Yesterday, Carole Walter was on my radio program. She is a well-known baking and cooking teacher and cookbook author (Great Cakes and Great Pies and Tarts). She’s giving a Passover baking class soon and mentioned a technique for sponge cakes that I did not know about, but that applies to my grandmother’s walnut cake. Carole says that you can make a sponge cake more stable if you beat some sugar into the egg whites, instead of beating them without any sugar, as my grandmother always did. Just take some of the sugar from the rest of the recipe and allocate it to the whites. Elsie Sonkin (that’s my grandmother) always made us tip-toe around when one of these cakes was in the oven. Slamming a door or stomping around, she thought, made her cake fall. It was such an unpredictable recipe. It was rare for it to be a complete disaster, a pancake, but it often fell somewhat. Not that that stopped us from enjoying its marvelously nutty flavor.

Given Carole’s instruction, I will, this year, try preparing the cake a little differently. I am going to take half the sugar in the recipe (1/2 cup) and gradually beat it into the egg whites – a tablespoon or so at a time -- after they begin foaming. Let’s see what happens.

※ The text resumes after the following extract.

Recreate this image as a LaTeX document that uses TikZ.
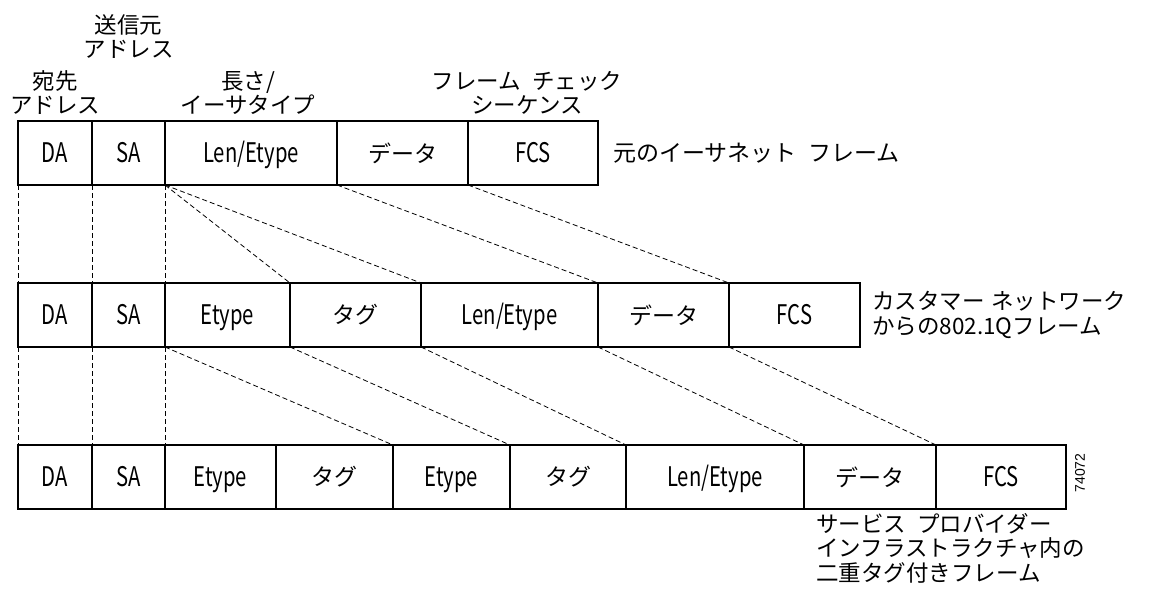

My Family's Passover Walnut Cake

9 eggs, separated
1 cup sugar
2 tablespoons matzoh cake meal, plus some extra for the pan
1 teaspoon vanilla extract
1/8 teaspoon salt
2 cups shelled walnuts, finely ground, preferably in a rotary nut grater


Preheat the oven to 350 degrees.

With matzoh cake meal, dust a 10-inch tube pan with a removable bottom.

Beat the egg yolks until foamy.

Beat in the sugar, 2 tablespoons at a time, beating well after each addition.

Beat in the cake meal, and stir in the vanilla and salt. Blend thoroughly.

Stir in the walnuts.

Beat the egg whites until stiff but not dry and fold them gently into the batter.

Turn the batter into the prepared pan and smooth out the top.

Bake for about 45 to 50 minutes, or until the cake shrinks away from the sides of the pan.

Turn pan upside down and, if it does not have legs to stand on, place it over the neck of a bottle to cool. When cool, run a knife around the edges of the cake and around the tube, and turn the cake onto a cake platter.

(By the way, Carole does not recommend this upside down method. Using a pan with a removable bottom, it’s enough to let the cake cook a few minutes, run a knife around the sides, then remove the cake from the pan and let it cool completely before removing the cake from the tube pan’s bottom.)